I am using gbm to fit a model and partial dependence plots to interpret parts of the model.

There seems to be some differences between partial dependence plots for gbm and the extension dismo – but that might be saved for a different post.

Anyways, when using gbm I am having a hard time interpreting what the y-axis is.
See image below.

To give a little bit of background – I am building a model with Biomass as my response over ~ 30 predictors.

Looking at this image – I thought that the y-axis was the response (biomass) when only FvFm is being used in the model. So this would mean that lower FvFm values are usually indicative of higher biomass. However, this is incorrect – as we would expect there to be lower biomass with lower FvFm (especially at values < 0.3) and higher biomass at medium to higher values of FvFm.

My question would be: How can I interpret the y-axis? Is it actually my response variable or does it have different meaning?

enter image description here

Best Answer

?plot.gbm doesn't ignore the effects of the other predictors, rather it

Plots the marginal effect of the selected variables by "integrating" out the other variables.

You may wish to review section 8.2 of Friedman (2001), which is cited by ?plot.gbm when it states:

plot.gbm produces low dimensional projections of the gbm.object by integrating out the variables not included in the i.var argument. The function selects a grid of points and uses the weighted tree traversal method described in Friedman (2001) to do the integration.
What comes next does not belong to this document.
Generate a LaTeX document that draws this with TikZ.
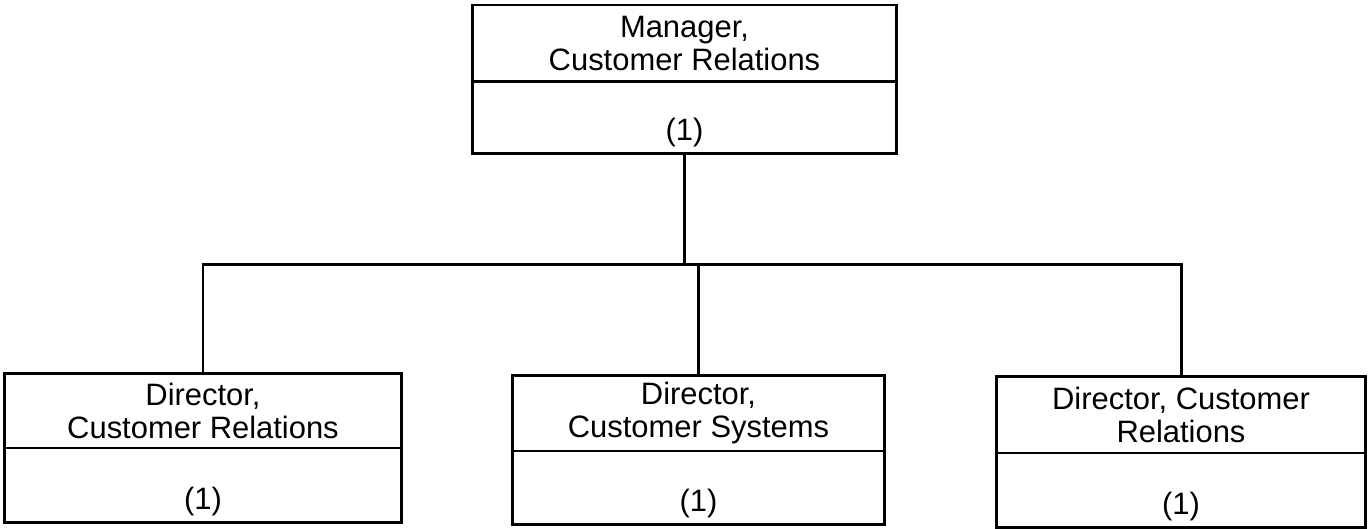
\documentclass[tikz,border=0pt]{standalone}
\usepackage{fontspec}
\setmainfont{Liberation Sans}
\usepackage{tikz}
\usetikzlibrary{positioning}
\tikzset{posttitle/.style={draw, outer sep=0pt, inner sep=0pt, align=center}}
\tikzset{postcount/.style={draw, outer sep=0pt, inner sep=0pt, text depth=0.26cm}}

\begin{document}
\begin{tikzpicture}[x=0.02cm, y=-0.02cm, line width=1.7pt, node distance=0pt, font=\fontsize{17.6}{18.8}\selectfont]
\useasboundingbox (0,0) rectangle (1368,528);
\node[posttitle, anchor=north, minimum width=8.5cm, minimum height=1.54cm] (mgr) at (684.5,5) {Manager,\\Customer Relations};
\node[postcount, below=of mgr, minimum width=8.5cm, text height=1.18cm] (mgrN) {(1)};
\node[posttitle, anchor=north, minimum width=7.96cm, minimum height=1.5cm] (dirRel) at (203,373) {Director,\\Customer Relations};
\node[postcount, below=of dirRel, minimum width=7.96cm, text height=1.24cm] (dirRelN) {(1)};
\node[posttitle, anchor=north, minimum width=7.46cm, minimum height=1.52cm] (dirSys) at (698.5,375) {Director,\\Customer Systems};
\node[postcount, below=of dirSys, minimum width=7.46cm, text height=1.22cm] (dirSysN) {(1)};
\node[posttitle, anchor=north, minimum width=7.4cm, minimum height=1.54cm] (dirCust) at (1181,376) {Director, Customer\\Relations};
\node[postcount, below=of dirCust, minimum width=7.4cm, text height=1.24cm] (dirCustN) {(1)};
\coordinate (bus) at (684.5,264);
\draw (mgrN.south) -- (bus);
\draw (dirRel.north) |- (bus) -| (dirCust.north);
\draw (bus) -| (dirSys.north);
\end{tikzpicture}
\end{document}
Looking at the bottom of p. 27 of the paper ("For regression trees based on single-variable splits..."), I think a partial dependency plot of $y$ on $x$ can be simplified as the tree traversal:

  • Create a sequence of values for $x$: $x_1$ through $x_r$ (see the parameter continuous.resolution).

  • For each value of $x_i$ in this sequence:

    • Start at the root node of the tree
    • Set weight $w$ = 1
    • Traverse tree as follows:

      • If the node is a split on $x$, take the branch corresponding to the value $x_i$ and keep $w$ unchanged.
      • If the node is a split on a variable other than $x$, visit both child nodes:

        • Left child gets weight: $w_{left}$ = $w_{parent} * p_{left}$
        • Right child gets weight: $w_{left}$ = $w_{parent} * p_{right}$
        • where $p_{left}$ is the proportion of the training observations at the parent node that continue to the left child, similarly for right
      • If the node is a terminal node, return $w_{term} * f(x_i)$ , where $f(x_i)$ is the predicted value* at that terminal node.

    • Return $\bar{F}(x_i)$ which is simply the sum of returned weighted values from the terminal nodes.
  • Repeat for each of $M$ trees, then calculate the average $\bar{F}(x_1)$ through $\bar{F}(x_r)$ :

  • Plot this average function

*The predicted value is what appears on the y-axis.

Since you have a continuous outcome variable (biomass), this predicted value is your response variable.

However - if you had a Bernoulli or Poisson outcome variable, you would need to use type="response" to plot the response variable. (See ?predict.gbm)